No se puede omitir la valentía formal de la joven cineasta. Las subjetivas son ingeniosas, las elipsis, riesgosas, y los cambios de textura jamás están forzados. La materia visual puede ser excesiva y desconocer el resguardo pudoroso frente a la realidad. No faltan matices sonoros, incluso cuando participa de la lógica de lo ubicuo: todo, absolutamente todo tiene un sonido, pero, en esta materia, la voz es el instrumento sonoro privilegiado. En Sound of Falling hablan las niñas y hablan la mujer. La voz en off no tiene un correlato directo con los personajes que están en el plano. La disyunción entre lo visto y lo oído reafirma la retórica y asegura el misterio. Sucede que las voces flotantes sin una identificación inmediata pueden enunciar el sentido de una situación e incluso explicarla, y hasta definir una visión del mundo. Las voces atraviesan el tiempo; enuncian en el nombre de todas las mujeres y pueden ser didácticas ante ciertas circunstancias. Todo lo concerniente a los «accidentes de trabajo» se esclarece gracias a cosas que se dicen (función didáctica del recurso). Hay otras funciones, como cuando se dice que en verdad el mundo real está dado vuelta y en un segmento posterior la cámara se invierte y el encuadre devuelve un mundo dado vuelta (función especulativa del recurso).

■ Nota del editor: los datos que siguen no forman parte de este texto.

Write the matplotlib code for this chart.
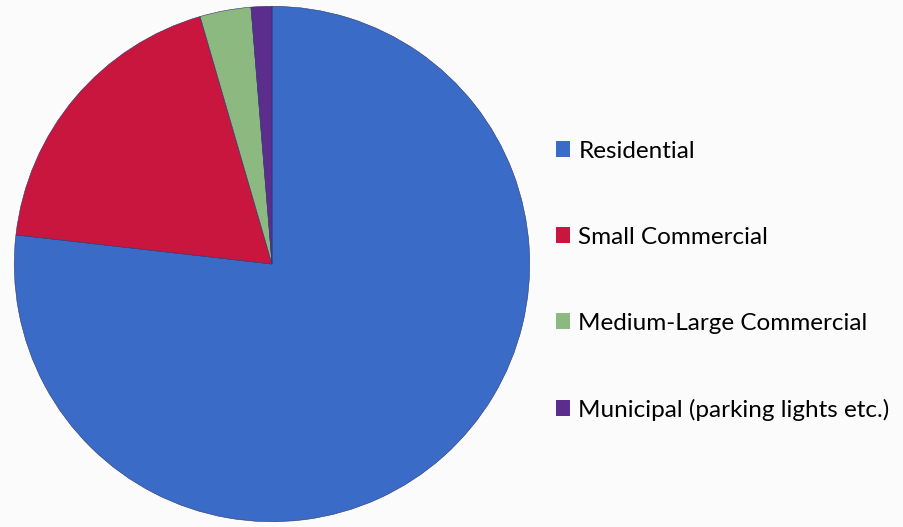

Acá el señor Frémaux apuesta con todo por su nueva joven directora. Cumple con algunos de sus requisitos más preciados. El formalismo excesivo de la cineasta tiene impacto, la crueldad no le es ajena, y no teme a los grandes temas. Hay una cineasta, sí. Habrá que esperar un poco más para saber de qué indole, aunque pronto se dirá que en Alemania hay una heredera del último Terrence Malick. Tal veredicto no es necesariamente un elogio.